Some onlookers were nice and inquisitive. Some did double takes and then walked away. Some whipped out cellphones to take pictures. Two men in particular were memorable to Ali. She met them at the bus stop in front of the Center Church on Gold Street in Hartford.

“One man was curious and friendly. He wanted me to say something.” Ali said. “This other man went nuts. He was loud, he yelled. He said ‘this is all just shock value, you don’t need to react to it’.” Ironically, he reacted strongly by insisting nobody needed to react.

Ali was followed by a documentary crew, making photos and videos of her encounters. Some of those photos and videos, including a photo of the two men, are now on exhibit at Trinity College in Hartford, where Ali is a visiting professor of International Studies.

Ali’s performance art centers on the use of garments and textiles, especially those with a religious aesthetic. The professor, a Muslim, said she is exploring attitudes toward Muslims during what she called “the most Islamophobic period in the history of the world.”

“This is a time when presidential candidates can make extremely Islamophobic comments and not be challenged or criticized, and even be applauded for it,” said Ali, who lives in West Hartford with her husband and three daughters. “The entire world is currently engaged in this conversation, ‘What are the Muslims doing to us?’
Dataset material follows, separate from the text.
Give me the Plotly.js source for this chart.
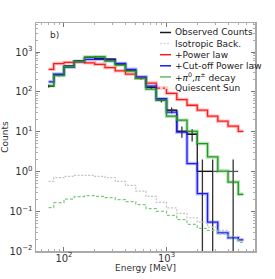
<!DOCTYPE html>
<html>
<head>
<meta charset="utf-8">
<script src="https://cdn.plot.ly/plotly-3.0.1.min.js"></script>
<style>html,body{margin:0;padding:0;background:#fff;}#chart{width:275px;height:279px;}</style>
</head>
<body>
<div id="chart"></div>
<script>
// Bin centres (MeV)
var energy = [70.8, 89.1, 112.2, 141.3, 177.8, 223.9, 281.8, 354.8, 446.7, 562.3,
              707.9, 891.3, 1122, 1413, 1778, 2239, 2818, 3548, 4467, 5623];
// Observed counts (null = no counts)
var observed = [140, 264, 444, 593, 735, 694, 667, 499, 352, 218,
                129, 61.8, 34.6, 10.2, 8.6, 1, 1, null, 1, null];
var isotropic = [0.564, 0.698, 0.753, 0.798, 0.798, 0.753, 0.698, 0.564, 0.447, 0.321,
                 0.236, 0.167, 0.121, 0.0881, 0.0685, 0.0531, 0.0398, 0.0328, 0.0232, 0.0184];
var powerLaw = [367, 513, 550, 570, 537, 490, 407, 338, 279, 221,
                166, 124, 91, 64, 46, 34.6, 24.4, 18.3, 13.7, 10.2];
var cutoffPL = [179, 279, 419, 576, 655, 655, 629, 519, 367, 239,
                139, 67.4, 30.8, 9.7, 1.57, 0.276, 0.053, 0.0287, 0.0215, 0.0191];
var pionDecay = [143, 256, 431, 576, 748, 762, 593, 471, 332, 218,
                 117, 61.8, 24.4, 19.4, 10.2, 5.0, 2.31, 1.02, 0.541, 0.265];
var quiescent = [0.1225, 0.1637, 0.2018, 0.2317, 0.2453, 0.236, 0.2188, 0.195, 0.1734, 0.1459,
                 0.1156, 0.0989, 0.0783, 0.0611, 0.0465, 0.0369, 0.0328, 0.0268, 0.0212, 0.0164];
var seriesNames = ['Observed Counts', 'Isotropic Back.', '+Power law', '+Cut-off Power law',
                   '+<i>π</i><sup>0</sup>,<i>π</i><sup>±</sup> decay', 'Quiescent Sun'];
var yTickVals = [0.01, 0.1, 1, 10, 100, 1000];
var yTickText = ['10<sup>−2</sup>', '10<sup>−1</sup>', '10<sup>0</sup>', '10<sup>1</sup>', '10<sup>2</sup>', '10<sup>3</sup>'];
var xTickVals = [100, 1000];
var xTickText = ['10<sup>2</sup>', '10<sup>3</sup>'];

// styles (per series, same order as seriesNames)
var lineStyles = [
  {color: '#1a1a1a', width: 1.3},
  {color: '#c4c4c4', width: 1.2, dash: '2px,1.5px'},
  {color: '#ff1a1a', width: 1.3},
  {color: '#1a1aff', width: 1.3},
  {color: '#229922', width: 1.3},
  {color: '#80c880', width: 1.2, dash: '3px,2px'}
];
var legendSampleColors = ['#1a1a1a', '#d8d8d8', '#ff1a1a', '#1a1aff', '#66bb66', '#e4f2e4'];
var seriesData = [observed, isotropic, powerLaw, cutoffPL, pionDecay, quiescent];

// half-bin widths (0.05 dex) for horizontal bars of the counts
var hw = Math.pow(10, 0.05);
var xerrPlus = energy.map(function (e, i) { return i === 0 ? 0 : e * (hw - 1); });
var xerrMinus = energy.map(function (e, i) { return i === 0 ? 0 : e * (1 - 1 / hw); });

function shadow(y, color) {
  return {x: energy, y: y, mode: 'lines', line: {shape: 'hvh', color: color, width: 3.5},
          opacity: 0.45, showlegend: false, hoverinfo: 'skip'};
}

var traces = [
  shadow(powerLaw, '#ff7070'),
  shadow(cutoffPL, '#7070ff'),
  shadow(pionDecay, '#66bb66')
];
seriesData.forEach(function (y, i) {
  var tr = {x: energy, y: y, mode: 'lines', name: seriesNames[i], showlegend: false,
            line: Object.assign({shape: 'hvh'}, lineStyles[i])};
  if (i === 0) {
    tr.error_y = {type: 'sqrt', visible: true, color: '#333', thickness: 1.3, width: 0};
    tr.error_x = {type: 'data', symmetric: false, array: xerrPlus, arrayminus: xerrMinus,
                  visible: true, color: '#555', thickness: 1.3, width: 0};
  }
  traces.push(tr);
});

// compact legend (matplotlib-like): short line sample + label per row
var plotL = 36, plotW = 219, plotB = 251, plotH = 228;
function px2x(p) { return (p - plotL) / plotW; }
function py2y(p) { return (plotB - p) / plotH; }
var shapes = [], annotations = [];
seriesNames.forEach(function (name, i) {
  var rowY = py2y(32.5 + 11.1 * i);
  var st = lineStyles[i];
  shapes.push({type: 'line', xref: 'paper', yref: 'paper', x0: px2x(160), x1: px2x(171),
               y0: rowY, y1: rowY,
               line: {color: legendSampleColors[i], width: 1.5, dash: st.dash ? st.dash : 'solid'}});
  annotations.push({text: name, xref: 'paper', yref: 'paper', x: px2x(174), y: rowY,
                    xanchor: 'left', yanchor: 'middle', showarrow: false, borderpad: 0,
                    font: {family: 'DejaVu Sans', size: 9, color: '#222'}});
});
annotations.push({text: 'b)', xref: 'paper', yref: 'paper', x: px2x(49), y: py2y(35),
                  xanchor: 'left', yanchor: 'middle', showarrow: false, borderpad: 0,
                  font: {family: 'DejaVu Sans', size: 9, color: '#333'}});

var axisCommon = {
  showline: true, linecolor: '#aaa', linewidth: 1.5, mirror: 'ticks',
  ticks: 'inside', ticklen: 4, tickcolor: '#777', tickwidth: 1,
  showgrid: false, zeroline: false,
  tickfont: {family: 'DejaVu Sans', size: 10, color: '#333'},
  minor: {dtick: 'D1', ticks: 'inside', ticklen: 2, tickcolor: '#999', tickwidth: 0.8}
};

var layout = {
  width: 275, height: 279,
  margin: {l: 36, r: 20, t: 23, b: 28},
  paper_bgcolor: '#fff', plot_bgcolor: '#fff',
  font: {family: 'DejaVu Sans', color: '#333'},
  showlegend: false,
  xaxis: Object.assign({}, axisCommon, {
    type: 'log', range: [1.727, 3.863],
    tickmode: 'array', tickvals: xTickVals, ticktext: xTickText,
    ticklabelstandoff: -3,
    title: {text: 'Energy [MeV]', font: {family: 'DejaVu Sans', size: 9, color: '#333'}, standoff: 0}
  }),
  yaxis: Object.assign({}, axisCommon, {
    type: 'log', range: [-2, 3.73],
    tickmode: 'array', tickvals: yTickVals, ticktext: yTickText,
    title: {text: 'Counts', font: {family: 'DejaVu Sans', size: 9, color: '#333'}, standoff: 2}
  }),
  shapes: shapes,
  annotations: annotations
};

Plotly.newPlot('chart', traces, layout, {displayModeBar: false, staticPlot: true});
</script>
</body>
</html>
“This generation is inundated with images presenting Islam in an extremely Islamophobic way. It’s important to engage the audience and address those issues,” she added. “With a chador or a burqa, huge concepts come up. It’s the global image of Muslim women. It’s a very repressive image. But that’s not the case for women who choose to wear it.”

So Ali puts on the chador, which she makes bright red and sparkly to push her presentation to the extreme and make herself impossible to ignore. And she walks, sometimes with her face exposed, sometimes covered, burqa-style.
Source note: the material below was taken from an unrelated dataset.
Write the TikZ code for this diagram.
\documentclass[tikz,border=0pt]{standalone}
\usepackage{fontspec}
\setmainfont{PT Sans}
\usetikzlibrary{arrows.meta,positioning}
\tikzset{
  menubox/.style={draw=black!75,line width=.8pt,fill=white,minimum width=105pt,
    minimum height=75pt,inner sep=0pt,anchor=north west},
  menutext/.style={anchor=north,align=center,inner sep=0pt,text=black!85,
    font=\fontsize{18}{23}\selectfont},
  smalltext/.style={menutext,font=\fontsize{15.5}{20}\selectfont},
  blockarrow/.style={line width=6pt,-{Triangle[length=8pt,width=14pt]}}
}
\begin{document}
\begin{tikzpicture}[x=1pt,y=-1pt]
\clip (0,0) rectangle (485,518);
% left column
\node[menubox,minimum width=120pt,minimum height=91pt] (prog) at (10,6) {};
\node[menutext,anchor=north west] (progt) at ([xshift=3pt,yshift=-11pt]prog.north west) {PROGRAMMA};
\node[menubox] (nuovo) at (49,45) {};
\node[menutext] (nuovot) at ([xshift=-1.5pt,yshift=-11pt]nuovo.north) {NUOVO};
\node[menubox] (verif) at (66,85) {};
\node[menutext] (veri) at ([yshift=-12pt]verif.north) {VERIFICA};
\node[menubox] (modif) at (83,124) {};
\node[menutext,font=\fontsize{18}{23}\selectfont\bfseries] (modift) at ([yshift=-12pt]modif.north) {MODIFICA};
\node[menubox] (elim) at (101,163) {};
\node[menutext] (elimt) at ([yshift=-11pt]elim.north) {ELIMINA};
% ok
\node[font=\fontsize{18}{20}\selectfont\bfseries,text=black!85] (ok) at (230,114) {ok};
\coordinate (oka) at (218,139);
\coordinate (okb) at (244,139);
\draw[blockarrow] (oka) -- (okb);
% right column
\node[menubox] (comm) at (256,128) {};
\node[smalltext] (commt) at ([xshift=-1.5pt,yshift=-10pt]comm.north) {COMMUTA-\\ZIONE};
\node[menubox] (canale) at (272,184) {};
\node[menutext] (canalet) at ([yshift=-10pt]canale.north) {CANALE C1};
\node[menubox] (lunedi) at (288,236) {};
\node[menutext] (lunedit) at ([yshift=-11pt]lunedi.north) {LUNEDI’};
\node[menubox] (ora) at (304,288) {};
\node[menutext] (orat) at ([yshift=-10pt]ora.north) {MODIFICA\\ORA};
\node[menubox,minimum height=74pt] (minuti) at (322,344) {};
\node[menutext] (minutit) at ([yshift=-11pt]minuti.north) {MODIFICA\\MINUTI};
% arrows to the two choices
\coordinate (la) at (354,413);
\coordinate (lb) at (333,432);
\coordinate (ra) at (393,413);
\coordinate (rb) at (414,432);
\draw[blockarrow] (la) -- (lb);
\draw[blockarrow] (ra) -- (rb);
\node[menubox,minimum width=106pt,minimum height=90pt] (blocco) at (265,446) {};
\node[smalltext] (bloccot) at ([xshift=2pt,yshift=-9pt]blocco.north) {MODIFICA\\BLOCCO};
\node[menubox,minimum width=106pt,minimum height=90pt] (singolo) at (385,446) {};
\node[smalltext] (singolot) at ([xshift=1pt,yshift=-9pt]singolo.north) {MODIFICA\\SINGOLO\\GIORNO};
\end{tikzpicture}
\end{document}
Ali’s first chador walk took place in Paris last April. Her Hartford-West Hartford trek is her second. She strolled the Trinity campus on Oct. 21 and in public in Hartford and West Hartford on Oct. 22. Trinity art Prof. Pablo Delano helped her choose places to walk and was part of her documentary crew.

“When she did the performance at Trinity, the reactions were more varied, ranging from fascination to scorn to real fear,” Delano said. “In the one situation on campus that the red chador provoked strong fear, members of the [documentary] team intervened.”

The idea, Delano said, was to provoke thought and discussion, not to scare people for the sake of scaring people.

One photo shows Ali crouching face-down in the parking lot behind the Colt building, whose distinctive dome gives it the look of a mosque. “She sees a dome and thinks it’s a mosque and starts to pray on the asphalt,” said Ali, referring to The Red Chador in the third person. “I feel that this building is very representative of Hartford. It’s an abandoned factory, and yet it’s under construction.”

Another shows Ali on the athletic field at Trinity, standing in front of a scoreboard and an American flag pointing downward. “The board says ‘home’ and ‘visitor.'” She said. “There are so many loaded metaphors there.”

In another, Ali stands in the center aisle of the otherwise empty chapel at Trinity, her hands clasped together in prayer, close to her face, in the style of a Buddhist. She likes the complexities of hybrid religious motifs and has lived that complexity herself. “I feel more Muslim than I feel Cambodian,” she said, referring to her home country, where 96 percent of the population is Buddhist.

The most important goal of her performance art is to inspire questions in the people she encounters. “I want them to ask ‘What is she?’ ‘Who is she?’ ‘What is it?’ ‘Why is this happening?'” she said. “They don’t know. That’s the point.”

“THE RED CHADOR” will be at Widener Gallery at the Austin Arts Center at Trinity College, 300 Summit St. in Hartford, through Dec. 14. Gallery hours are Sunday to Friday 1 to 6 p.m. anidaali.com.